The FFF makes grants to foster a strong, national immigrant-rights field by:

  • Supporting a coherent infrastructure of effective local, state and regional organizations;
  • Providing multi-year, capacity-building funding and peer-learning opportunities to anchor coalitions through its Capacity Building Initiative and other efforts;
  • Regularly commissioning strategic research to identify funding opportunities
  • Sponsoring in-person and telephonic briefings for funders;
  • Building the communications capacities of key grantees through its Strategic Communications Initiative; and
  • Operating as a “link tank,” coordinating with other grantmakers and grantee networks

Grantmaking and projects

The Fund has invested more than $6.7 million in 51 grantees nationwide. (See below) The FFF makes grants in strategic geographic areas with sizable and/or growing immigrant populations, now including 14 states.

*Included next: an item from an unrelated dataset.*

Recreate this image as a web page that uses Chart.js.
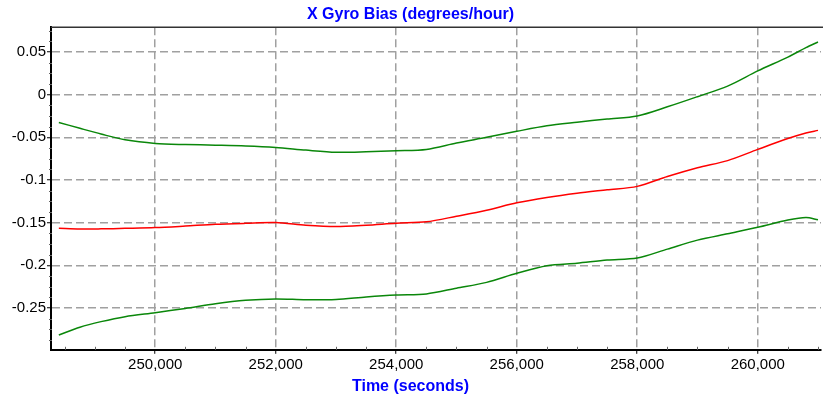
<!DOCTYPE html>
<html>
<head>
<meta charset="utf-8">
<script src="https://cdn.jsdelivr.net/npm/chart.js@4/dist/chart.umd.min.js"></script>
<style>
  html, body { margin: 0; padding: 0; background: #fff; }
  #wrap { width: 823px; height: 401px; }
</style>
</head>
<body>
<div id="wrap"><canvas id="c" width="823" height="401"></canvas></div>
<script>
// Time (seconds)
const times = [248400, 248750, 249100, 249500, 250000, 250500, 251000, 251500, 252000, 252500,
  253000, 253500, 254000, 254500, 255000, 255500, 256000, 256500, 257000, 257500,
  258000, 258500, 259000, 259500, 260000, 260500, 260800, 261000];
// Upper bound (green)
const upperBound = [-0.0326, -0.0395, -0.0462, -0.0530, -0.0572, -0.0585, -0.0592, -0.0601, -0.0619, -0.0650,
  -0.0675, -0.0670, -0.0658, -0.0642, -0.0567, -0.0500, -0.0430, -0.0365, -0.0323, -0.0285,
  -0.0250, -0.0143, -0.0024, 0.0100, 0.0278, 0.0440, 0.0550, 0.0617];
// Estimate (red)
const estimate = [-0.1566, -0.1575, -0.1573, -0.1567, -0.1558, -0.1540, -0.1520, -0.1508, -0.1499, -0.1530,
  -0.1545, -0.1530, -0.1507, -0.1490, -0.1425, -0.1355, -0.1268, -0.1205, -0.1155, -0.1115,
  -0.1075, -0.0960, -0.0857, -0.0773, -0.0642, -0.0515, -0.0450, -0.0419];
// Lower bound (green)
const lowerBound = [-0.2817, -0.2725, -0.2660, -0.2602, -0.2555, -0.2505, -0.2450, -0.2410, -0.2394, -0.2404,
  -0.2400, -0.2370, -0.2347, -0.2335, -0.2268, -0.2200, -0.2094, -0.2005, -0.1975, -0.1938,
  -0.1915, -0.1810, -0.1705, -0.1630, -0.1555, -0.1470, -0.1440, -0.1467];

const xMin = 248270, xMax = 261050;
const yMin = -0.299, yMax = 0.079;
const xMinorStep = 500, xMajorStep = 2000;
const yMinorStep = 0.0125, yMajorStep = 0.05;

const FONT = "'Liberation Sans', Arial, sans-serif";

function pts(ys) { return times.map((t, i) => ({ x: t, y: ys[i] })); }

function isMajorX(v) { return Math.abs(v % xMajorStep) < 1e-6; }
function isMajorY(v) { const r = v / yMajorStep; return Math.abs(r - Math.round(r)) < 1e-6; }

const frameAndMinor = {
  id: 'frameAndMinor',
  afterDraw(chart) {
    const { ctx, chartArea: a, scales } = chart;
    ctx.save();
    ctx.strokeStyle = '#333';
    ctx.lineWidth = 1.5;
    ctx.beginPath();
    ctx.moveTo(a.left, a.top);
    ctx.lineTo(a.right + 2, a.top);
    ctx.stroke();
    // short minor tick marks
    ctx.strokeStyle = '#666';
    ctx.lineWidth = 1;
    ctx.beginPath();
    scales.x.ticks.forEach(t => {
      if (isMajorX(t.value)) return;
      const px = Math.round(scales.x.getPixelForValue(t.value)) + 0.5;
      ctx.moveTo(px, a.bottom - 3);
      ctx.lineTo(px, a.bottom);
    });
    scales.y.ticks.forEach(t => {
      if (isMajorY(t.value)) return;
      const py = Math.round(scales.y.getPixelForValue(t.value)) + 0.5;
      ctx.moveTo(a.left - 2, py);
      ctx.lineTo(a.left + 1, py);
    });
    ctx.stroke();
    ctx.restore();
  }
};

new Chart(document.getElementById('c'), {
  type: 'line',
  data: {
    datasets: [
      { label: 'Upper', data: pts(upperBound), borderColor: '#0a870a', borderWidth: 1.5, pointRadius: 0, tension: 0.3 },
      { label: 'Estimate', data: pts(estimate), borderColor: '#ff0000', borderWidth: 1.5, pointRadius: 0, tension: 0.3 },
      { label: 'Lower', data: pts(lowerBound), borderColor: '#0a870a', borderWidth: 1.5, pointRadius: 0, tension: 0.3 }
    ]
  },
  options: {
    responsive: false,
    animation: false,
    layout: { padding: { left: 0, right: 2, top: 0, bottom: 0 } },
    plugins: {
      legend: { display: false },
      tooltip: { enabled: false },
      title: {
        display: true, text: 'X Gyro Bias (degrees/hour)', color: '#0000ff',
        font: { family: FONT, size: 16, weight: 'bold' }, padding: { top: 5, bottom: 3 }
      },
      subtitle: {
        display: true, position: 'bottom', text: 'Time (seconds)', color: '#0000ff',
        font: { family: FONT, size: 16, weight: 'bold' }, padding: { top: 3, bottom: 5 }
      }
    },
    scales: {
      x: {
        type: 'linear', min: xMin, max: xMax,
        afterBuildTicks(scale) {
          const t = [];
          for (let v = Math.ceil(xMin / xMinorStep) * xMinorStep; v <= xMax; v += xMinorStep) t.push({ value: v });
          scale.ticks = t;
        },
        afterFit(scale) { scale.height = 24; },
        ticks: {
          autoSkip: false, maxRotation: 0, padding: 2, color: '#000',
          font: { family: FONT, size: 15 },
          callback(v) { return isMajorX(v) ? v.toLocaleString('en-US') : ''; }
        },
        grid: {
          color: (c) => (c.tick && isMajorX(c.tick.value)) ? '#a0a0a0' : 'rgba(0,0,0,0)',
          lineWidth: 1.5,
          tickColor: (c) => (c.tick && isMajorX(c.tick.value)) ? '#000' : 'rgba(0,0,0,0)',
          tickLength: 4, tickWidth: 1, tickBorderDash: []
        },
        border: { display: true, color: '#000', width: 2, dash: [8, 4] }
      },
      y: {
        type: 'linear', min: yMin, max: yMax,
        afterBuildTicks(scale) {
          const t = [];
          for (let k = Math.ceil(yMin / yMinorStep); k * yMinorStep <= yMax + 1e-9; k++) t.push({ value: k * yMinorStep });
          scale.ticks = t;
        },
        afterFit(scale) { scale.width = 51; },
        ticks: {
          autoSkip: false, padding: 1, color: '#000',
          font: { family: FONT, size: 15 },
          callback(v) {
            if (!isMajorY(v)) return '';
            if (Math.abs(v) < 1e-9) return '0';
            return String(parseFloat(v.toFixed(3)));
          }
        },
        grid: {
          color: (c) => (c.tick && isMajorY(c.tick.value)) ? '#a0a0a0' : 'rgba(0,0,0,0)',
          lineWidth: 1.5,
          tickColor: (c) => (c.tick && isMajorY(c.tick.value)) ? '#000' : 'rgba(0,0,0,0)',
          tickLength: 4, tickWidth: 1, tickBorderDash: []
        },
        border: { display: true, color: '#000', width: 2, dash: [8, 4] }
      }
    }
  },
  plugins: [frameAndMinor]
});
</script>
</body>
</html>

Recently, the FFF published and hosted national briefings for funders on two reports—Tracking the Groundswell: An Update of Opportunities and Challenges for Immigrant Communities in 2007 and Groundswell Meets Groundwork: Recommendations for Building on Immigration Mobilizations (2006)—on the mass mobilizations of spring 2006 and the subsequent opportunities and challenges for immigrant communities and funders.

Key donors

Current funders include the Carnegie Corporation of New York; Ford Foundation; Evelyn and Walter Haas, Jr. Fund; Open Society Institute; Horace Hagedorn Foundation; Bill & Melinda Gates Foundation; J.M. Kaplan Fund; and Western Union Foundation. The FFF also works closely with the John S. and James L. Knight Foundation, which created the American Dream Fund as a sister fund to promote immigrant integration in 26 local communities.